(Entries taken from a collection)
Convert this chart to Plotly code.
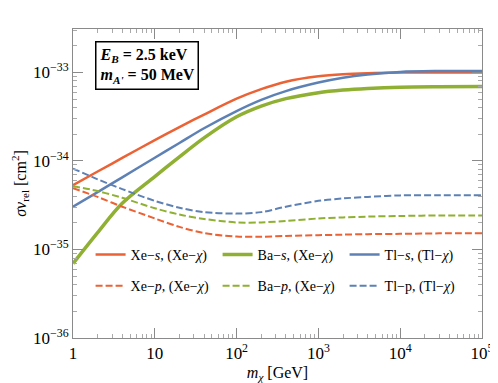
import plotly.graph_objects as go

# dark matter mass [GeV]
m_chi = [1, 2, 4, 10, 20, 40, 100, 200, 400, 1000, 2000, 4000, 1e4, 3e4, 1e5]

# sigma v_rel [cm^2]
xe_s = [5.33e-35, 7.59e-35, 1.08e-34, 1.72e-34, 2.41e-34, 3.34e-34, 5.05e-34, 6.47e-34,
        7.85e-34, 9.02e-34, 9.53e-34, 9.79e-34, 9.95e-34, 1.0e-33, 1.0e-33]
ba_s = [6.93e-36, 1.55e-35, 3.32e-35, 6.65e-35, 1.11e-34, 1.82e-34, 3.15e-34, 4.16e-34,
        5.05e-34, 5.90e-34, 6.32e-34, 6.59e-34, 6.81e-34, 6.89e-34, 6.92e-34]
tl_s = [3.04e-35, 4.45e-35, 6.53e-35, 1.086e-34, 1.596e-34, 2.34e-34, 3.66e-34, 4.90e-34,
        6.15e-34, 7.67e-34, 8.69e-34, 9.44e-34, 1.012e-33, 1.035e-33, 1.04e-33]
xe_p = [4.93e-35, 3.92e-35, 3.04e-35, 2.24e-35, 1.80e-35, 1.53e-35, 1.40e-35, 1.39e-35,
        1.42e-35, 1.45e-35, 1.47e-35, 1.49e-35, 1.5e-35, 1.52e-35, 1.52e-35]
ba_p = [5.19e-35, 4.57e-35, 3.83e-35, 2.92e-35, 2.48e-35, 2.21e-35, 2.02e-35, 2.02e-35,
        2.1e-35, 2.24e-35, 2.3e-35, 2.35e-35, 2.39e-35, 2.42e-35, 2.42e-35]
tl_p = [8.2e-35, 6.2e-35, 4.81e-35, 3.54e-35, 2.96e-35, 2.64e-35, 2.54e-35, 2.64e-35,
        3.04e-35, 3.54e-35, 3.77e-35, 3.92e-35, 4.08e-35, 4.1e-35, 4.1e-35]

x_tickvals = [1, 10, 100, 1000, 1e4, 1e5]
x_ticktext = ["1", "10", "10<sup>2</sup>", "10<sup>3</sup>", "10<sup>4</sup>", "10<sup>5</sup>"]
y_tickvals = [1e-36, 1e-35, 1e-34, 1e-33]
y_ticktext = ["10<sup>−36</sup>", "10<sup>−35</sup>", "10<sup>−34</sup>", "10<sup>−33</sup>"]

RED = "#EB6235"
GREEN = "#8FB032"
BLUE = "#5E81B5"
SERIF = "Liberation Serif"
FRAME = "#8a8a8a"

# minor ticks at 2..9 of every decade
x_minor = [k * 10 ** d for d in range(0, 5) for k in range(2, 10)]
y_minor = [k * 10.0 ** d for d in range(-36, -32) for k in range(2, 10)]

fig = go.Figure()

solid = [
    ("Xe−<i>s</i>, (Xe−<i>χ</i>)", xe_s, RED, 2.5),
    ("Ba−<i>s</i>, (Xe−<i>χ</i>)", ba_s, GREEN, 3.5),
    ("Tl−<i>s</i>, (Tl−<i>χ</i>)", tl_s, BLUE, 2.5),
]
dashed = [
    ("Xe−<i>p</i>, (Xe−<i>χ</i>)", xe_p, RED),
    ("Ba−<i>p</i>, (Xe−<i>χ</i>)", ba_p, GREEN),
    ("Tl−p, (Tl−<i>χ</i>)", tl_p, BLUE),
]

for name, y, c, w in solid:
    fig.add_trace(go.Scatter(x=m_chi, y=y, mode="lines", name=name, legend="legend",
                             line=dict(color=c, width=w, shape="spline", smoothing=0.9)))
for name, y, c in dashed:
    fig.add_trace(go.Scatter(x=m_chi, y=y, mode="lines", name=name, legend="legend2",
                             line=dict(color=c, width=2, dash="7px,3px", shape="spline",
                                       smoothing=0.9)))

axis_common = dict(
    type="log", showgrid=False, zeroline=False,
    showline=True, linecolor=FRAME, linewidth=1, mirror="allticks",
    ticks="inside", ticklen=10, tickcolor=FRAME, tickwidth=1,
    tickfont=dict(family=SERIF, size=17, color="black"),
)

fig.update_xaxes(range=[0, 5], tickvals=x_tickvals, ticktext=x_ticktext,
                 minor=dict(tickvals=x_minor, ticks="inside", ticklen=4,
                            tickcolor="#aaaaaa", showgrid=False),
                 title=dict(text="<i>m<sub>χ</sub></i> [GeV]", standoff=4,
                            font=dict(family=SERIF, size=16, color="black")),
                 **axis_common)
fig.update_yaxes(range=[-36, -32.51], tickvals=y_tickvals, ticktext=y_ticktext,
                 minor=dict(tickvals=y_minor, ticks="inside", ticklen=4,
                            tickcolor="#aaaaaa", showgrid=False),
                 title=dict(text="<i>σv</i><sub>rel</sub> [cm<sup>2</sup>]", standoff=2,
                            font=dict(family=SERIF, size=16, color="black")),
                 **axis_common)

legend_common = dict(orientation="h", xanchor="left", yanchor="middle",
                     entrywidth=82, entrywidthmode="pixels",
                     bgcolor="rgba(0,0,0,0)",
                     font=dict(family=SERIF, size=14, color="black"))

fig.update_layout(
    width=498, height=383,
    margin=dict(l=64, r=12, t=21, b=47),
    plot_bgcolor="white", paper_bgcolor="white",
    legend=dict(x=0.043, y=0.269, **legend_common),
    legend2=dict(x=0.043, y=0.168, **legend_common),
    annotations=[dict(
        text="<b><i>E<sub>B</sub></i> = 2.5 keV</b><br><b><i>m<sub>A'</sub></i> = 50 MeV</b>",
        xref="paper", yref="paper", x=0.055, y=0.96, xanchor="left", yanchor="top",
        showarrow=False, align="left", bordercolor="black", borderwidth=1.5, borderpad=3,
        bgcolor="white", font=dict(family=SERIF, size=16, color="black"))],
)

fig.write_html("out.html")
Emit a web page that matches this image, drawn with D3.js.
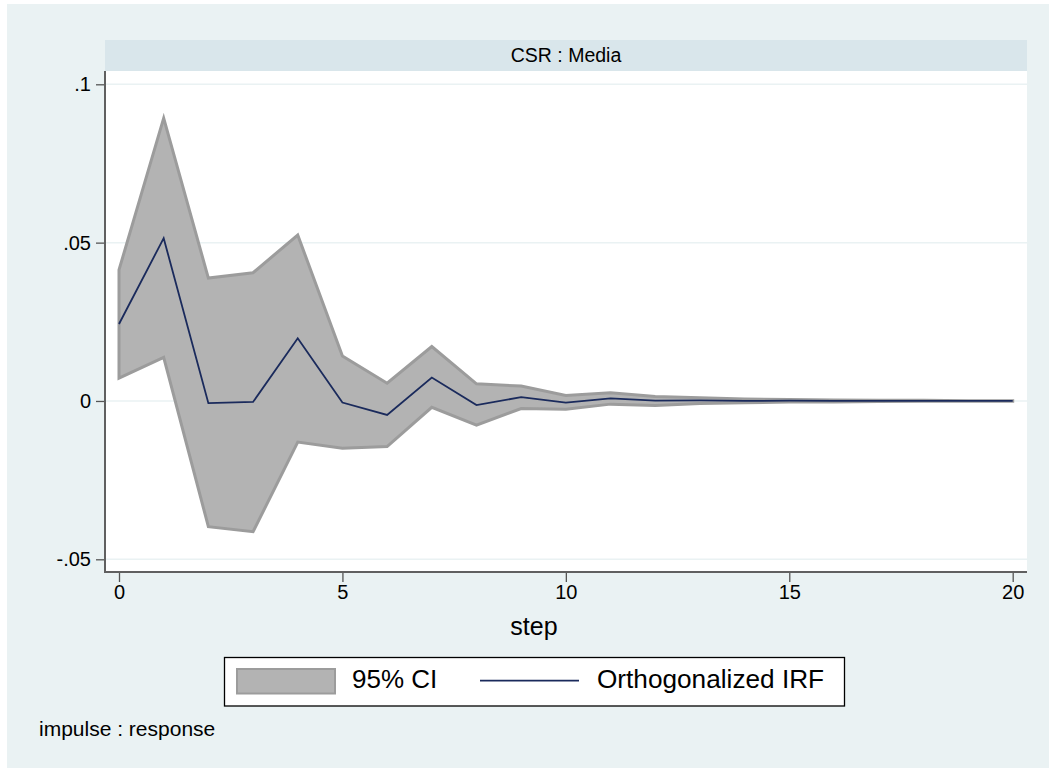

● Task objective: Extract, word for word, each line from the top of the data down to and including the line with "1e4, 3e4, 1e5]"; skip the pictures.

● Response to the exercise:
Convert this chart to Plotly code.
import plotly.graph_objects as go

# dark matter mass [GeV]
m_chi = [1, 2, 4, 10, 20, 40, 100, 200, 400, 1000, 2000, 4000, 1e4, 3e4, 1e5]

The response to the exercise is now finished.